There is a lot you can do and at comparatively low cost. Here are some suggestions:

  1. Have an attendance policy. This really should be your starting point. There are important features to include so it is worth taking some advice.
  2. Follow your attendance policy! One of the features should be to inform employees of your procedures for handling short term intermittent absence and long term absence. Make sure your policy includes procedures appropriate to each and follow them.
  3. Implement return to work interviews. So simple and yet so easy to shy away from. There is a structure for these interviews that puts the responsibility for managing attendance firmly on the employee. Incidentally such interviews need to be implemented across all employees; do not single individuals out.
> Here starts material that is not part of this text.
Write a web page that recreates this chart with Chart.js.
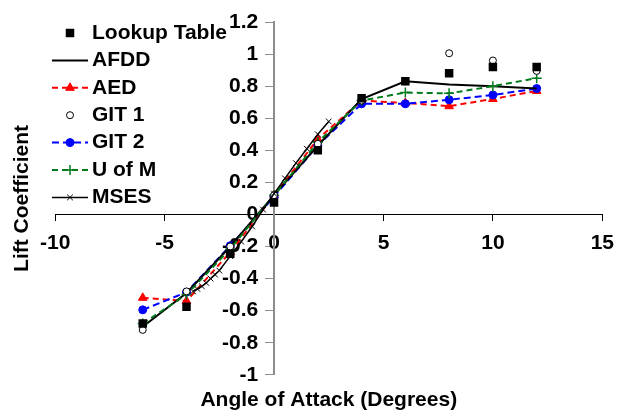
<!DOCTYPE html>
<html>
<head>
<meta charset="utf-8">
<script src="https://cdn.jsdelivr.net/npm/chart.js@4/dist/chart.umd.min.js"></script>
<style>
body{margin:0;background:#fff}
</style>
</head>
<body>
<canvas id="liftChart" width="624" height="417"></canvas>
<script>

// DATA

const aoa = [-6,-4,-2,0,2,4,6,8,10,12]
const lookupTable = [-0.68,-0.575,-0.245,0.075,0.40,0.725,0.83,0.88,0.92,0.92]
const afdd = [-0.70,-0.49,-0.20,0.12,0.43,0.72,0.83,0.81,0.80,0.785]
const aed = [-0.52,-0.54,-0.235,0.12,0.47,0.71,0.695,0.675,0.72,0.77]
const git1 = [-0.72,-0.48,-0.20,0.12,0.44,0.71,0.83,1.005,0.96,0.895]
const git2 = [-0.595,-0.485,-0.195,0.11,0.43,0.69,0.69,0.715,0.745,0.785]
const uofm = [-0.68,-0.50,-0.215,0.12,0.45,0.71,0.76,0.755,0.80,0.85]

const msesAoa = [-3.7,-3.5,-3.3,-3.1,-2.9,-2.7,-2.5,-2,-1.5,-1,-0.5,0,0.5,1,1.5,2,2.5]
const mses = [-0.48,-0.465,-0.448,-0.427,-0.40,-0.375,-0.35,-0.26,-0.17,-0.075,0.03,0.13,0.225,0.32,0.41,0.50,0.58]

const xTicks = [-10,-5,0,5,10,15]
const yTicks = [-1,-0.8,-0.6,-0.4,-0.2,0,0.2,0.4,0.6,0.8,1,1.2]

const font = "'Liberation Sans', Arial, sans-serif"

function pts(xs, ys){
return xs.map((x,i)=>({x:x,y:ys[i]}))
}

// LEGEND (drawn inside the plot, top left)

const insideLegend = {
id:'insideLegend',
afterDraw(chart){
const ctx = chart.ctx
const sets = chart.data.datasets
ctx.save()
ctx.font = 'bold 21px ' + font
ctx.textBaseline = 'middle'
ctx.textAlign = 'left'
for(let i=0;i<sets.length;i++){
const ds = sets[i]
const y = 33 + i*27.4
if(ds.showLine){
ctx.strokeStyle = ds.borderColor
ctx.lineWidth = ds.borderWidth
ctx.setLineDash(ds.borderDash || [])
ctx.beginPath()
ctx.moveTo(52,y)
ctx.lineTo(88,y)
ctx.stroke()
}
if(ds.pointRadius > 0){
ctx.setLineDash([])
ctx.fillStyle = ds.pointBackgroundColor
ctx.strokeStyle = ds.pointBorderColor
ctx.lineWidth = ds.pointBorderWidth
Chart.helpers.drawPoint(ctx,{pointStyle:ds.pointStyle,radius:ds.pointRadius,rotation:0,borderWidth:ds.pointBorderWidth},70,y)
}
ctx.fillStyle = '#000'
ctx.fillText(ds.label,92,y)
}
ctx.restore()
}
}

// CHART

const ctx = document.getElementById('liftChart')

new Chart(ctx, {

type:'scatter',

data:{
datasets:[
{
label:'Lookup Table',
data:pts(aoa,lookupTable),
showLine:false,
pointStyle:'rect',
pointRadius:6,
pointBackgroundColor:'#000',
pointBorderColor:'#000',
pointBorderWidth:0,
order:1
},
{
label:'AFDD',
data:pts(aoa,afdd),
showLine:true,
borderColor:'#000',
borderWidth:2,
pointRadius:0,
order:4
},
{
label:'AED',
data:pts(aoa,aed),
showLine:true,
borderColor:'#ff0000',
borderWidth:2,
borderDash:[6,4],
pointStyle:'triangle',
pointRadius:5,
pointBackgroundColor:'#ff0000',
pointBorderColor:'#ff0000',
pointBorderWidth:1,
order:6
},
{
label:'GIT 1',
data:pts(aoa,git1),
showLine:false,
pointStyle:'circle',
pointRadius:3.5,
pointBackgroundColor:'#fff',
pointBorderColor:'#000',
pointBorderWidth:1,
order:2
},
{
label:'GIT 2',
data:pts(aoa,git2),
showLine:true,
borderColor:'#0000ff',
borderWidth:2,
borderDash:[7,4],
pointStyle:'circle',
pointRadius:4,
pointBackgroundColor:'#0000ff',
pointBorderColor:'#0000ff',
pointBorderWidth:1,
order:5
},
{
label:'U of M',
data:pts(aoa,uofm),
showLine:true,
borderColor:'#007a1a',
borderWidth:2,
borderDash:[6,4],
pointStyle:'cross',
pointRadius:5,
pointBackgroundColor:'#007a1a',
pointBorderColor:'#007a1a',
pointBorderWidth:1.5,
order:3
},
{
label:'MSES',
data:pts(msesAoa,mses),
showLine:true,
borderColor:'#000',
borderWidth:1.5,
pointStyle:'crossRot',
pointRadius:4,
pointBackgroundColor:'#000',
pointBorderColor:'#000',
pointBorderWidth:1,
order:0
}
]
},

options:{
responsive:false,
animation:false,
devicePixelRatio:1,
layout:{padding:{top:22,right:19,left:0,bottom:0}},
elements:{line:{tension:0}},
plugins:{
legend:{display:false},
tooltip:{enabled:false},
title:{
display:true,
text:'Angle of Attack (Degrees)',
position:'bottom',
fullSize:false,
color:'#000',
font:{family:font,size:21,weight:'bold',lineHeight:1.2},
padding:{top:13,bottom:4}
},
subtitle:{
display:true,
text:'Lift Coefficient',
position:'left',
fullSize:false,
color:'#000',
font:{family:font,size:21,weight:'bold',lineHeight:1.2},
padding:{top:10,bottom:20}
}
},
scales:{
x:{
type:'linear',
min:-10,
max:15,
position:{y:0},
afterBuildTicks:(s)=>{s.ticks = xTicks.map(v=>({value:v}))},
grid:{drawOnChartArea:false,drawTicks:true,tickLength:6,color:'#000'},
border:{display:true,color:'#000',width:1},
ticks:{color:'#000',padding:10,maxRotation:0,font:{family:font,size:21,weight:'bold'}}
},
y:{
type:'linear',
min:-1,
max:1.2,
position:{x:0},
afterBuildTicks:(s)=>{s.ticks = yTicks.map(v=>({value:v}))},
grid:{drawOnChartArea:false,drawTicks:true,tickLength:8,color:'#8c8c8c'},
border:{display:true,color:'#8c8c8c',width:2},
ticks:{
color:'#000',
padding:8,
font:{family:font,size:21,weight:'bold'},
// labels sit right on a mid-chart axis, so pad them with spaces
callback:(v)=>String(Math.round(v*10)/10) + '  \u2009'
}
}
}
},

plugins:[insideLegend]

})

</script>
</body>
</html>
  4. Examine stress levels in your organisation. Employees who cannot cope add massively to absence figures. Role ambiguity (where employees do not know what is expected of them), excessive workloads (and employees can create their own excessive workloads), bullying and harassment are just examples of factors that can lead to employee absence for “stress”.
  5. Use flexible working. Reducing hours for employees can increase job performance as shown here. Working long hours can have the opposite effect compromising long term health as suggested here.
  6. Encourage healthy pursuits. Encouraging employees to be healthy will reduce absence caused by relatively petty illnesses. It could be a cycle-to-work scheme, corporate social activities or any number of forms of exercise.